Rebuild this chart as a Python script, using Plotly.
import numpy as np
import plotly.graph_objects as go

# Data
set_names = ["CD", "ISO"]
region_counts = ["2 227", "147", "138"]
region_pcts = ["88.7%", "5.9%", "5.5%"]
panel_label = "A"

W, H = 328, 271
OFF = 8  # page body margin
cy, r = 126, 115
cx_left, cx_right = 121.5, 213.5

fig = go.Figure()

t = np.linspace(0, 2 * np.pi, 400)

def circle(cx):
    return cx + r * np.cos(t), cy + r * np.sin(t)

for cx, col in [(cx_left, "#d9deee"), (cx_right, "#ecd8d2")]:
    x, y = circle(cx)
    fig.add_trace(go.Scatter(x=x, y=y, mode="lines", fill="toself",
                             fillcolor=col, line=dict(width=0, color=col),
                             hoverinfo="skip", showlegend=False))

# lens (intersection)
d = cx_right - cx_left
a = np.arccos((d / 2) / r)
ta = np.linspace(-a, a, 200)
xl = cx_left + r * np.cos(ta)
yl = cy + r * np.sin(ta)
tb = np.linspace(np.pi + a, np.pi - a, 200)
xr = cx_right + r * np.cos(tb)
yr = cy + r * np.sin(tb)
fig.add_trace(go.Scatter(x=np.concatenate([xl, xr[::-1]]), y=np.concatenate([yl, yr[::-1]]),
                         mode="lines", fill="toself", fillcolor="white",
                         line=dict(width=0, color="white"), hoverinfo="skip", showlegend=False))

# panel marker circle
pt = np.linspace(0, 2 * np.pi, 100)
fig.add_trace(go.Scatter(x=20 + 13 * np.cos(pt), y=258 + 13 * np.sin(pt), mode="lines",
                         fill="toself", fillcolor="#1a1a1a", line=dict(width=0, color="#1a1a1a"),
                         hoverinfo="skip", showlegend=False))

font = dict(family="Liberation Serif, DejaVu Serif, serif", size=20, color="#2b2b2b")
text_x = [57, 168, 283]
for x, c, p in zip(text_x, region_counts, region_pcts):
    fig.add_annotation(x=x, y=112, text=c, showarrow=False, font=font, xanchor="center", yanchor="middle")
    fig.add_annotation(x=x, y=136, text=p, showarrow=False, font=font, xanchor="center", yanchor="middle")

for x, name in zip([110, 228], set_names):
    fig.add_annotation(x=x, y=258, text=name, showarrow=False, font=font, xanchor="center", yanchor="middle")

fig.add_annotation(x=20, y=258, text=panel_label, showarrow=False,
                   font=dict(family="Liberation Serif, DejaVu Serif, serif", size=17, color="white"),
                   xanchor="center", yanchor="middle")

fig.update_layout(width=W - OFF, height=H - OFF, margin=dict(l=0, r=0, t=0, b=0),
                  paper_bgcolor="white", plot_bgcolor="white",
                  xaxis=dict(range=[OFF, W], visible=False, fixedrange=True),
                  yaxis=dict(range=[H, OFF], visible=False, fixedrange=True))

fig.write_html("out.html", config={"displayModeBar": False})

★ ★ ★ ★ ★

*STATED TASK*
Each line in the material above must be retyped without alteration.

*THE RESPONSE*
Rebuild this chart as a Python script, using Plotly.
import numpy as np
import plotly.graph_objects as go

# Data
set_names = ["CD", "ISO"]
region_counts = ["2 227", "147", "138"]
region_pcts = ["88.7%", "5.9%", "5.5%"]
panel_label = "A"

W, H = 328, 271
OFF = 8  # page body margin
cy, r = 126, 115
cx_left, cx_right = 121.5, 213.5

fig = go.Figure()

t = np.linspace(0, 2 * np.pi, 400)

def circle(cx):
    return cx + r * np.cos(t), cy + r * np.sin(t)

for cx, col in [(cx_left, "#d9deee"), (cx_right, "#ecd8d2")]:
    x, y = circle(cx)
    fig.add_trace(go.Scatter(x=x, y=y, mode="lines", fill="toself",
                             fillcolor=col, line=dict(width=0, color=col),
                             hoverinfo="skip", showlegend=False))

# lens (intersection)
d = cx_right - cx_left
a = np.arccos((d / 2) / r)
ta = np.linspace(-a, a, 200)
xl = cx_left + r * np.cos(ta)
yl = cy + r * np.sin(ta)
tb = np.linspace(np.pi + a, np.pi - a, 200)
xr = cx_right + r * np.cos(tb)
yr = cy + r * np.sin(tb)
fig.add_trace(go.Scatter(x=np.concatenate([xl, xr[::-1]]), y=np.concatenate([yl, yr[::-1]]),
                         mode="lines", fill="toself", fillcolor="white",
                         line=dict(width=0, color="white"), hoverinfo="skip", showlegend=False))

# panel marker circle
pt = np.linspace(0, 2 * np.pi, 100)
fig.add_trace(go.Scatter(x=20 + 13 * np.cos(pt), y=258 + 13 * np.sin(pt), mode="lines",
                         fill="toself", fillcolor="#1a1a1a", line=dict(width=0, color="#1a1a1a"),
                         hoverinfo="skip", showlegend=False))

font = dict(family="Liberation Serif, DejaVu Serif, serif", size=20, color="#2b2b2b")
text_x = [57, 168, 283]
for x, c, p in zip(text_x, region_counts, region_pcts):
    fig.add_annotation(x=x, y=112, text=c, showarrow=False, font=font, xanchor="center", yanchor="middle")
    fig.add_annotation(x=x, y=136, text=p, showarrow=False, font=font, xanchor="center", yanchor="middle")

for x, name in zip([110, 228], set_names):
    fig.add_annotation(x=x, y=258, text=name, showarrow=False, font=font, xanchor="center", yanchor="middle")

fig.add_annotation(x=20, y=258, text=panel_label, showarrow=False,
                   font=dict(family="Liberation Serif, DejaVu Serif, serif", size=17, color="white"),
                   xanchor="center", yanchor="middle")

fig.update_layout(width=W - OFF, height=H - OFF, margin=dict(l=0, r=0, t=0, b=0),
                  paper_bgcolor="white", plot_bgcolor="white",
                  xaxis=dict(range=[OFF, W], visible=False, fixedrange=True),
                  yaxis=dict(range=[H, OFF], visible=False, fixedrange=True))

fig.write_html("out.html", config={"displayModeBar": False})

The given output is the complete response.